HR 20 juni 2025, ECLI:NL:HR:2025:946 (Deutsche Lufthansa A.G. e.a./Stichting Cartel Compensation en Deutsche Lufthansa A.G./Equilib) en
HR 20 juni 2025, ECLI:NL:HR:2025:945 (Uzdaroji Akcine Bendrove Palink e.a./CNH Industrial N.V. e.a.)

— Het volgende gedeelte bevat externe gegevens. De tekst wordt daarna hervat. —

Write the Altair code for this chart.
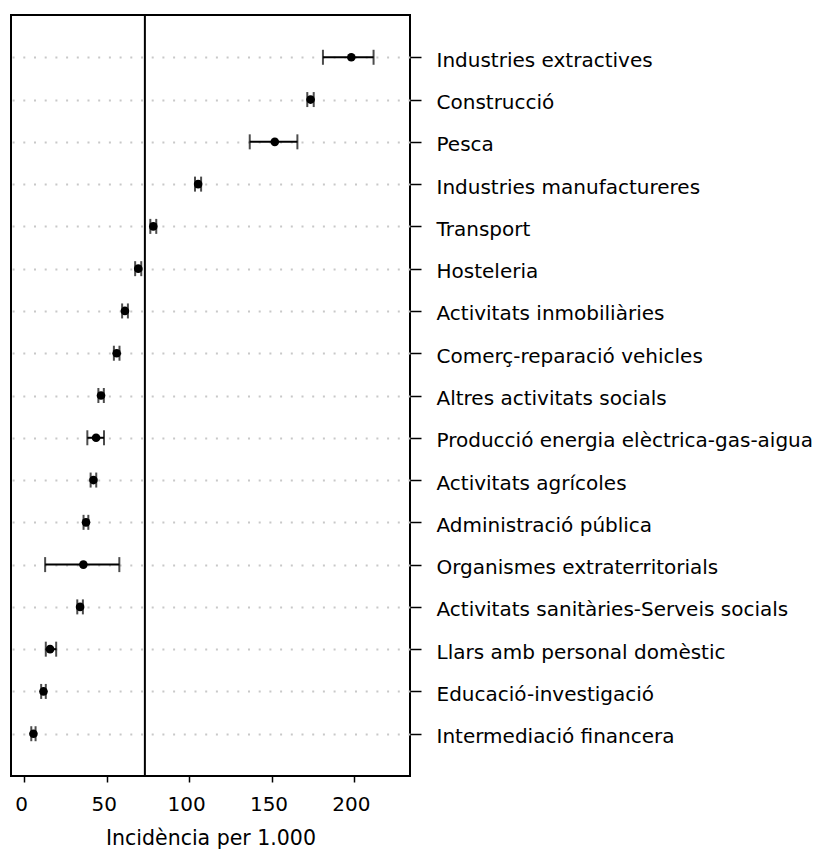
import altair as alt
import pandas as pd

categories = [
    "Industries extractives",
    "Construcció",
    "Pesca",
    "Industries manufactureres",
    "Transport",
    "Hosteleria",
    "Activitats inmobiliàries",
    "Comerç-reparació vehicles",
    "Altres activitats socials",
    "Producció energia elèctrica-gas-aigua",
    "Activitats agrícoles",
    "Administració pública",
    "Organismes extraterritorials",
    "Activitats sanitàries-Serveis socials",
    "Llars amb personal domèstic",
    "Educació-investigació",
    "Intermediació financera",
]
values = [198.4, 173.7, 152.0, 105.5, 78.3, 69.2, 61.1, 56.1, 46.6, 43.6, 42.0, 37.5, 35.9, 33.9, 15.7, 11.7, 5.6]
lower = [181.2, 171.7, 136.8, 103.6, 76.5, 67.3, 59.4, 54.4, 45.0, 38.3, 40.3, 36.0, 12.7, 32.2, 13.1, 10.3, 4.3]
upper = [211.9, 175.6, 165.7, 107.3, 80.1, 71.0, 62.9, 57.8, 48.3, 48.4, 43.7, 38.9, 57.7, 35.6, 19.4, 13.1, 6.9]
reference_value = 73.2
x_ticks = [0, 50, 100, 150, 200]

df = pd.DataFrame({"cat": categories, "val": values, "lo": lower, "hi": upper})

FONT = "DejaVu Sans"

x_scale = alt.Scale(domain=[-8, 234], nice=False, zero=False)
y_scale = alt.Scale(type="point", padding=1)

y_axis = alt.Axis(
    orient="right",
    title=None,
    domain=False,
    ticks=True,
    tickSize=11,
    tickWidth=1.5,
    tickColor="black",
    labelPadding=15,
    labelOffset=3,
    labelFont=FONT,
    labelFontSize=20,
    labelColor="black",
    labelLimit=600,
    grid=True,
    gridColor="#c8c8c8",
    gridWidth=2,
    gridDash=[2, 8.7],
)

x_axis = alt.Axis(
    title="Incidència per 1.000",
    titleFont=FONT,
    titleFontSize=20.5,
    titleFontWeight="normal",
    titleColor="black",
    titlePadding=14,
    values=x_ticks,
    domain=False,
    grid=False,
    tickSize=6,
    tickWidth=1.5,
    tickColor="black",
    labelFont=FONT,
    labelFontSize=20,
    labelColor="black",
    labelPadding=12,
    labelOffset=-3,
)

base = alt.Chart(df)
y_enc = alt.Y("cat:N", sort=None, scale=y_scale, axis=y_axis)
y_plain = alt.Y("cat:N", sort=None, scale=y_scale)

rules = base.mark_rule(color="black", strokeWidth=2).encode(
    x=alt.X("lo:Q", scale=x_scale, axis=x_axis),
    x2="hi:Q",
    y=y_enc,
)
caps_lo = base.mark_tick(color="black", thickness=2, size=15, orient="vertical").encode(
    x=alt.X("lo:Q", scale=x_scale), y=y_plain
)
caps_hi = base.mark_tick(color="black", thickness=2, size=15, orient="vertical").encode(
    x=alt.X("hi:Q", scale=x_scale), y=y_plain
)
points = base.mark_circle(color="black", opacity=1, size=75).encode(
    x=alt.X("val:Q", scale=x_scale), y=y_plain
)
ref = alt.Chart(pd.DataFrame({"ref": [reference_value]})).mark_rule(
    color="black", strokeWidth=2
).encode(x=alt.X("ref:Q", scale=x_scale))

chart = (
    alt.layer(rules, caps_lo, caps_hi, points, ref)
    .properties(
        width=399,
        height=761,
        padding={"left": 3, "top": 6, "right": 0, "bottom": 0},
        background="white",
    )
    .configure_view(stroke="black", strokeWidth=2)
)

chart.save("out.html", embed_options={"renderer": "svg", "actions": False})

- Als sprake is geweest van een enkele en voortdurende inbreuk op het Europese kartelverbod, dan is de vraag of het doeltreffendheidsbeginsel meebrengt dat hieruit – ter bepaling van het toepasselijke recht – voor elke benadeelde één schadevordering voortvloeit. 2. De Wet conflictenrecht onrechtmatige daad staat geen eenzijdige rechtskeuze voor de lex fori toe. 3. Niet duidelijk is of Verordening Rome II geheel of gedeeltelijk van toepassing is op schadevorderingen die voortvloeien uit een inbreuk die deels voor en deels na inwerkingtreding van deze verordening heeft plaatsgevonden. 4. Als een inbreuk zich uitstrekte over meerdere landen, dan is de vraag of het land waarvan de markt (waarschijnlijk) wordt beïnvloed in de zin van art. 6 lid 3 onder a Verordening Rome II het land is waar de benadeelde onderneming de betreffende goederen heeft gekocht, dan wel (als dat meerdere landen zijn) het land waar zij is gevestigd. 5. Het is de vraag of voor het uitbrengen van een eenzijdige rechtskeuze als bedoeld in art. 6 lid 3 onder b Verordening Rome II naast de in die bepaling genoemde voorwaarden ook de voorwaarde geldt dat de benadeelde zelf in meerdere landen schade heeft geleden. De Hoge Raad stelt over prejudiciële vragen aan het HvJEU over al deze vraagpunten, behoudens de beslissing ten aanzien van de Wet conflictenrecht onrechtmatige daad.